Security, Privacy Focused Librem 5 Linux Smartphone Successfully Crowdfunded (softpedia.com)
prisoninmate shares a report from Softpedia: Believe it or not, Purism's Librem 5 security and privacy-focused smartphone has been successfully crowdfunded a few hours ago when it reached and even passed its goal of $1.5 million, with 13 days left. Librem 5 wants to be an open source and truly free mobile phone designed with security and privacy in mind, powered by a GNU/Linux operating system based on Debian GNU/Linux and running only Open Source software apps on top of a popular desktop environment like KDE Plasma Mobile or GNOME Shell. Featuring a 5-inch screen, Librem 5 is compatible with 2G, 3G, 4G, GSM, UMTS, and LTE mobile networks. Under the hood, it uses an i.MX 6 or i.MX 8 processor with separate baseband modem to offer you the protection you need in today's communication challenges, where you're being monitored by lots of government agencies.

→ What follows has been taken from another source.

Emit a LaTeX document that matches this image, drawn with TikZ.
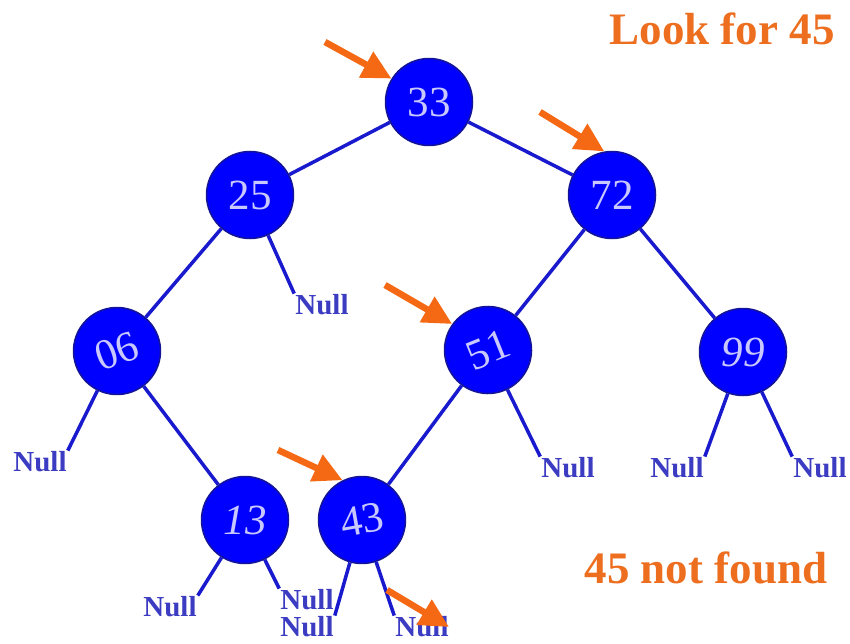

You're a bit hasty, expecting an app store for a phone that hasn't even shipped yet. But if you examine the link in TFA, you'll see the following:
- they are offering developer's kits for a donation of $299, to be delivered June 2018
- their PureOS platform will ship initially with basic apps (phone, email, messaging, voice, camera, browsing) with others to follow
- they will offer a secure collection of apps, as part of the Matrix ecosystem
- they have added a stretch-goal to support Android apps in an isolation layer
If it weren't for deadlines, nothing would be late.
Fingers crossed with you. But to address the points you raised:
1) You must have apps people want.
They are addressing that. From another post I made on this story:
- they are offering developer's kits for a donation of $299, to be delivered June 2018
- their PureOS platform will ship initially with basic apps (phone, email, messaging, voice, camera, browsing) with others to follow
- they will offer a secure collection of apps, as part of the Matrix ecosystem
- they have added a stretch-goal to support Android apps in an isolation layer
An obvious goal will be the necessity to somehow support Android/Google apps. And an emulation/isolation layer to do so is certainly technologically possible.
See above re "stretch" goals.
It is even exciting to think about a device that might run quality non-Android Linux apps AND run Android apps in an isolated environment, denying it access to personal stuff, and/or feeding it fake data when wanted.
Check. Again, see above. Per the link in TFS, the phone "[r]uns PureOS by default, can run most GNU+Linux distributions." The openness in the dev environment ensures that the kind of privacy and security you're talking about can be baked in.
But there are a lot of legal and monopolistic minefields in trying to do so.
Such as?
And trying to keep it compatible over time would be a big, big hurdle; especially on a tight budget with little resources.
Well, Gnu/Linux has fared rather well under similar circumstances.
If it weren't for deadlines, nothing would be late.
Their main arguments are around the chipset :
Most of the current smartphone use chipset (mainly Qualcomm) that have the modem integrated into the SoC.
That modem (for radio licensing reason) must run a closed proprietary blob, while having full access to the SoC's RAM.
Thus you're only an OTA live update away (not even installing an Android upgrade, just sending new bits to your modem to execute), before wire taping law get applied to you and your data start getting siphoned away.
Purism want to make a phone with most of the sensitive part shut away in separate boxes that only speak a standard protocol. i.e.: modem in a separate chip, that only speaks a standard protocol (e.g.: showing up as an ethernet network) with no access RAM. No matter what rogue firmware it runs, such a modem cannot see your data, only sees an ethernet connection (and you're encrypting what goes through that one anyway, unless you stupidly trust the entire internet to be secure).
Thus, for all you concerns, 100% of your system runs opensource auditable code. It's not guaranteed to be secure *yet*, but can eventually be reviewed and secured.